Now we need a way to see if we've aligned the OneView Connection with the right DVS Uplink. Here's how we do that. 

There are three pairs of repeating uplinks per host left in the report worksheet. My uplink naming is as follows:
  • Management-1
  • Management-2
  • Backup-1
  • Backup-2
  • vMotion-1
  • vMotion-2
I created a formula in Column K to say Correct or Wrong depending if I've a mismatch or not. There is a set of 6 repeating formulas as follows:

K2: "=IF((AND(D2="Management-1", G2="A-Net_Set")), "Correct", "Wrong")"
K3: "=IF((AND(D3="Management-2", G3="B-Net_Set")), "Correct", "Wrong")"
K4: "=IF((AND(D4="Backup-1", G4="A-Backup")), "Correct", "Wrong")"
K5: "=IF((AND(D5="Backup-2", G5="B-Backup")), "Correct", "Wrong")"
K6: "=IF((AND(D6="vMotion-1", G6="A-Vmware_vMotion")), "Correct", "Wrong")"
K7: "=IF((AND(D7="vMotion-2", G7="B-Vmware_vMotion")), "Correct", "Wrong")"
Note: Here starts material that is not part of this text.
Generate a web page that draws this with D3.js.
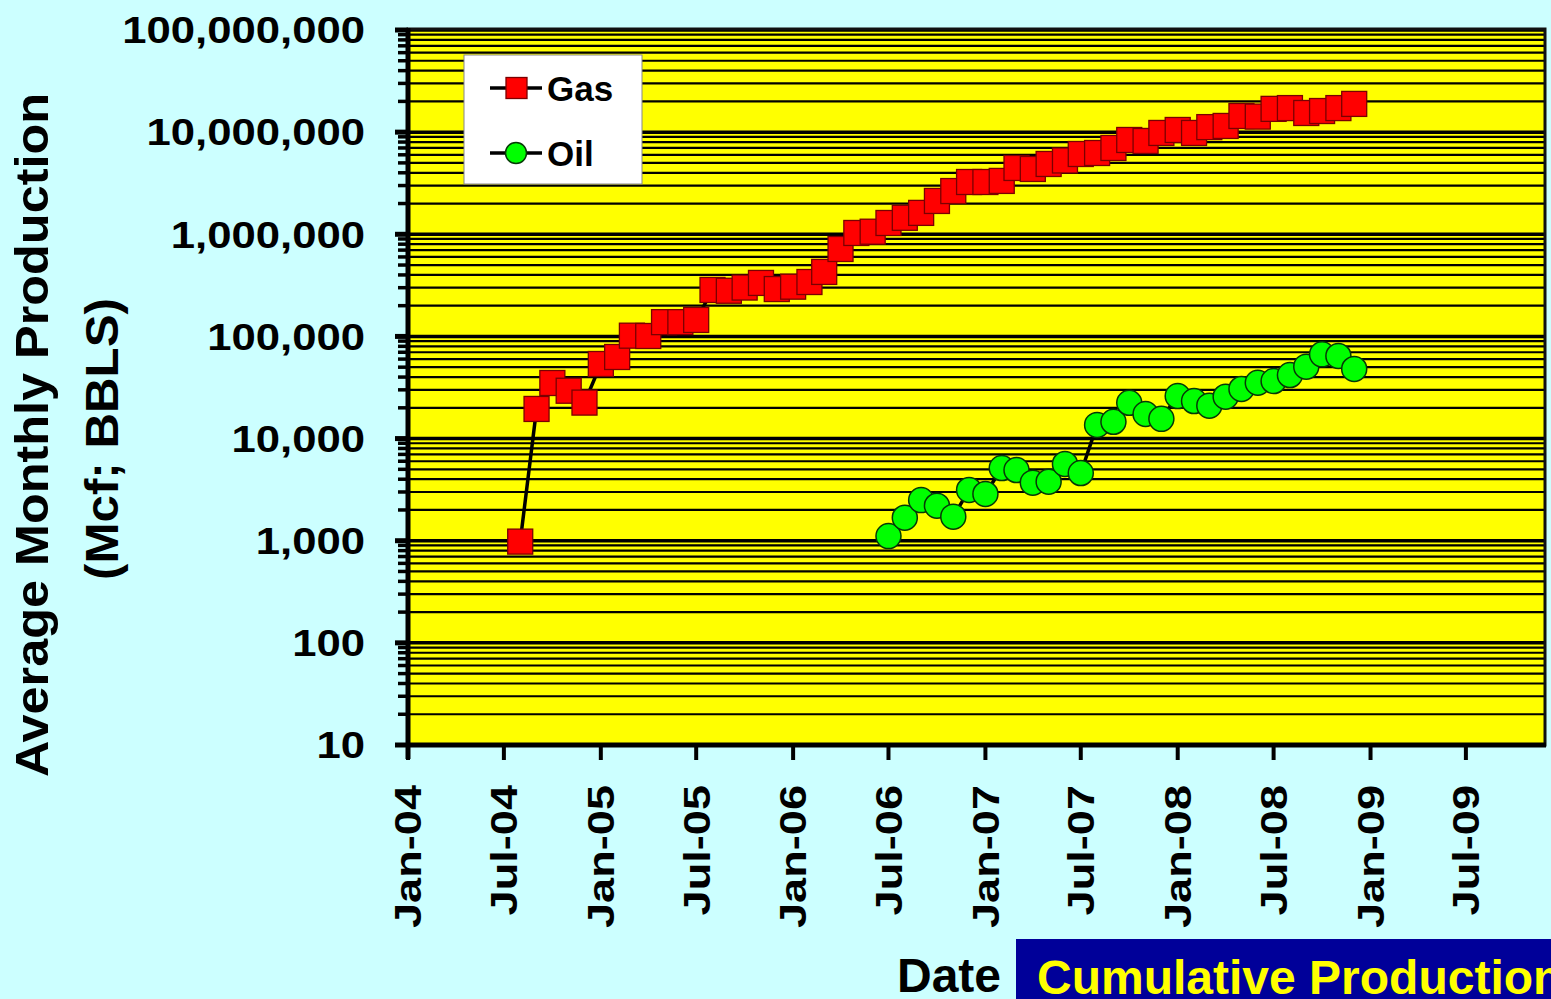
<!DOCTYPE html>
<html>
<head>
<meta charset="utf-8">
<script src="https://cdn.jsdelivr.net/npm/d3@7"></script>
<style>
  html, body { margin: 0; padding: 0; background: #CCFFFF; overflow: hidden; }
  svg { display: block; }
  text { font-family: "Liberation Sans", Arial, Helvetica, sans-serif; font-weight: bold; }
</style>
</head>
<body>
<svg id="chart" width="1551" height="999"></svg>
<script>
// ---------------- DATA ----------------
const gasMonths = ["2004-08","2004-09","2004-10","2004-11","2004-12",
  "2005-01","2005-02","2005-03","2005-04","2005-05","2005-06","2005-07","2005-08","2005-09","2005-10","2005-11","2005-12",
  "2006-01","2006-02","2006-03","2006-04","2006-05","2006-06","2006-07","2006-08","2006-09","2006-10","2006-11","2006-12",
  "2007-01","2007-02","2007-03","2007-04","2007-05","2007-06","2007-07","2007-08","2007-09","2007-10","2007-11","2007-12",
  "2008-01","2008-02","2008-03","2008-04","2008-05","2008-06","2008-07","2008-08","2008-09","2008-10","2008-11","2008-12"];
const gasValues = [980, 19500, 35000, 29400, 22500,
  53700, 62900, 101700, 101000, 138000, 138000, 145000, 285000, 280000, 301000, 334000, 291000,
  307000, 341000, 428000, 718000, 1030000, 1060000, 1290000, 1450000, 1620000, 2120000, 2650000, 3250000,
  3250000, 3330000, 4460000, 4360000, 4880000, 5280000, 6110000, 6250000, 7000000, 8380000, 8200000, 9820000,
  10500000, 9820000, 11200000, 11500000, 14400000, 14200000, 16900000, 17200000, 15400000, 16100000, 17200000, 18900000];

const oilMonths = ["2006-07","2006-08","2006-09","2006-10","2006-11","2006-12",
  "2007-01","2007-02","2007-03","2007-04","2007-05","2007-06","2007-07","2007-08","2007-09","2007-10","2007-11","2007-12",
  "2008-01","2008-02","2008-03","2008-04","2008-05","2008-06","2008-07","2008-08","2008-09","2008-10","2008-11","2008-12"];
const oilValues = [1110, 1680, 2500, 2200, 1720, 3140,
  2870, 5150, 4920, 3700, 3780, 5640, 4600, 13600, 14600, 22400, 17400, 15600,
  26100, 23300, 21000, 25700, 30600, 35200, 36600, 41900, 50600, 66800, 64400, 48000];

const yTickValues = [10, 100, 1000, 10000, 100000, 1000000, 10000000, 100000000];
const xTickLabels = ["Jan-04","Jul-04","Jan-05","Jul-05","Jan-06","Jul-06","Jan-07","Jul-07","Jan-08","Jul-08","Jan-09","Jul-09"];
const xTickDates = ["2004-01","2004-07","2005-01","2005-07","2006-01","2006-07","2007-01","2007-07","2008-01","2008-07","2009-01","2009-07"];
const seriesNames = ["Gas", "Oil"];

// ---------------- SETUP ----------------
const parse = d3.timeParse("%Y-%m");
const svg = d3.select("#chart");

const L = 408, R = 1545, T = 30, B = 745;
const x = d3.scaleTime().domain([parse("2004-01"), parse("2009-12")]).range([L, 1546.5]);
const y = d3.scaleLog().domain([10, 1e8]).range([B, T]);

const gas = gasMonths.map((m, i) => ({ date: parse(m), value: gasValues[i] }));
const oil = oilMonths.map((m, i) => ({ date: parse(m), value: oilValues[i] }));

// background
svg.append("rect").attr("x", 0).attr("y", 0).attr("width", 1551).attr("height", 999).attr("fill", "#CCFFFF");

// plot area
svg.append("rect").attr("x", L).attr("y", T - 1).attr("width", R - L).attr("height", B - T + 1)
  .attr("fill", "#FFFF00");

// gridlines
const minorVals = [];
const majorVals = [];
for (let k = 1; k <= 8; k++) {
  majorVals.push(Math.pow(10, k));
  if (k < 8) for (let m = 2; m <= 9; m++) minorVals.push(m * Math.pow(10, k));
}
svg.append("g").selectAll("line").data(minorVals).join("line")
  .attr("x1", L).attr("x2", R)
  .attr("y1", d => y(d)).attr("y2", d => y(d))
  .attr("stroke", "#000").attr("stroke-width", 2.2);
svg.append("g").selectAll("line").data(majorVals).join("line")
  .attr("x1", L).attr("x2", R)
  .attr("y1", d => y(d)).attr("y2", d => y(d))
  .attr("stroke", "#000").attr("stroke-width", 3.5);

// plot border
svg.append("rect").attr("x", L).attr("y", T - 1).attr("width", R - L).attr("height", B - T + 1)
  .attr("fill", "none").attr("stroke", "#111").attr("stroke-width", 3);

// y axis ticks (outside)
const yTicksG = svg.append("g");
yTicksG.selectAll("line.minor").data(minorVals).join("line").attr("class", "minor")
  .attr("x1", 398).attr("x2", L).attr("y1", d => y(d)).attr("y2", d => y(d))
  .attr("stroke", "#000").attr("stroke-width", 3.5);
yTicksG.selectAll("line.major").data(majorVals).join("line").attr("class", "major")
  .attr("x1", 395).attr("x2", L).attr("y1", d => y(d)).attr("y2", d => y(d))
  .attr("stroke", "#000").attr("stroke-width", 5);

// axis lines
svg.append("line").attr("x1", L).attr("x2", L).attr("y1", T - 2).attr("y2", B + 14)
  .attr("stroke", "#000").attr("stroke-width", 5);
svg.append("line").attr("x1", L - 2).attr("x2", R + 1).attr("y1", B).attr("y2", B)
  .attr("stroke", "#000").attr("stroke-width", 5);

// y tick labels
const fmt = d3.format(",");
svg.append("g").selectAll("text").data(yTickValues).join("text")
  .attr("transform", d => `translate(365,${y(d)}) scale(1.18,1)`)
  .attr("text-anchor", "end").attr("dy", "0.36em")
  .attr("font-size", 37).attr("fill", "#000")
  .text(d => fmt(d));

// x ticks
const xT = xTickDates.map(parse);
svg.append("g").selectAll("line").data(xT).join("line")
  .attr("x1", d => x(d)).attr("x2", d => x(d)).attr("y1", B).attr("y2", B + 15)
  .attr("stroke", "#000").attr("stroke-width", 4);
svg.append("g").selectAll("text").data(xT).join("text")
  .attr("transform", d => `translate(${x(d)},785) rotate(-90) scale(1.22,1)`)
  .attr("text-anchor", "end").attr("dy", "0.36em")
  .attr("font-size", 37).attr("fill", "#000")
  .text((d, i) => xTickLabels[i]);

// series
const line = d3.line().x(d => x(d.date)).y(d => y(d.value));
function drawSeries(data, type) {
  svg.append("path").datum(data).attr("d", line)
    .attr("fill", "none").attr("stroke", "#000").attr("stroke-width", 3.5).attr("stroke-linejoin", "round");
  if (type === "square") {
    svg.append("g").selectAll("rect").data(data).join("rect")
      .attr("x", d => x(d.date) - 12.5).attr("y", d => y(d.value) - 12.5)
      .attr("width", 25).attr("height", 25)
      .attr("fill", "#FF0000").attr("stroke", "#7a0000").attr("stroke-width", 1.3);
  } else {
    svg.append("g").selectAll("circle").data(data).join("circle")
      .attr("cx", d => x(d.date)).attr("cy", d => y(d.value)).attr("r", 12.5)
      .attr("fill", "#00FF00").attr("stroke", "#063806").attr("stroke-width", 1.5);
  }
}
drawSeries(gas, "square");
drawSeries(oil, "circle");

// legend
const lg = svg.append("g");
lg.append("rect").attr("x", 464).attr("y", 55).attr("width", 178).attr("height", 129)
  .attr("fill", "#FFFFFF").attr("stroke", "#888").attr("stroke-width", 1);
const legendRows = [{ name: seriesNames[0], cy: 88, type: "square" }, { name: seriesNames[1], cy: 153, type: "circle" }];
legendRows.forEach(r => {
  lg.append("line").attr("x1", 490).attr("x2", 542).attr("y1", r.cy).attr("y2", r.cy)
    .attr("stroke", "#000").attr("stroke-width", 3.5);
  if (r.type === "square") {
    lg.append("rect").attr("x", 506).attr("y", r.cy - 10.5).attr("width", 21).attr("height", 21)
      .attr("fill", "#FF0000").attr("stroke", "#7a0000").attr("stroke-width", 1.3);
  } else {
    lg.append("circle").attr("cx", 516).attr("cy", r.cy).attr("r", 10.5)
      .attr("fill", "#00FF00").attr("stroke", "#063806").attr("stroke-width", 1.5);
  }
  lg.append("text").attr("x", 547).attr("y", r.cy + 12.5)
    .attr("font-size", 35).attr("fill", "#000").text(r.name);
});

// y axis title
svg.append("text").attr("transform", "translate(48,435) rotate(-90)")
  .attr("text-anchor", "middle").attr("font-size", 46).attr("fill", "#000")
  .attr("textLength", 684).attr("lengthAdjust", "spacingAndGlyphs")
  .text("Average Monthly Production");
svg.append("text").attr("transform", "translate(118,439) rotate(-90)")
  .attr("text-anchor", "middle").attr("font-size", 46).attr("fill", "#000")
  .attr("textLength", 282).attr("lengthAdjust", "spacingAndGlyphs")
  .text("(Mcf; BBLS)");

// x axis title
svg.append("text").attr("x", 897).attr("y", 992).attr("font-size", 48).attr("fill", "#000").text("Date");

// banner
svg.append("rect").attr("x", 1016).attr("y", 939).attr("width", 540).attr("height", 65).attr("fill", "#000099");
svg.append("text").attr("x", 1037).attr("y", 994).attr("font-size", 48).attr("fill", "#FFFF00").text("Cumulative Production");
</script>
</body>
</html>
Once you get these 6 entered, you can copy the set of 6 and paste a few times. Then copy several sets of six and you'll be able to quickly paste right the way down column K until all hosts have this field populated. 
Next Select Column K and do conditional formatting to highlight any field where the text ="Wrong" in RED and scroll down the report to see if you have a problem or not with any hosts. Done!!

If all this seems confusing grab my sample spreadsheet here:

You can then replace the data with your own and expand the formulas right down as far as you need to go based on the 1 host example I've shown. 

Hope this helps. Bit of a pain at first but at least you can be assured that all your vmnics and uplinks are lined up correctly when deploying 100's of hosts!!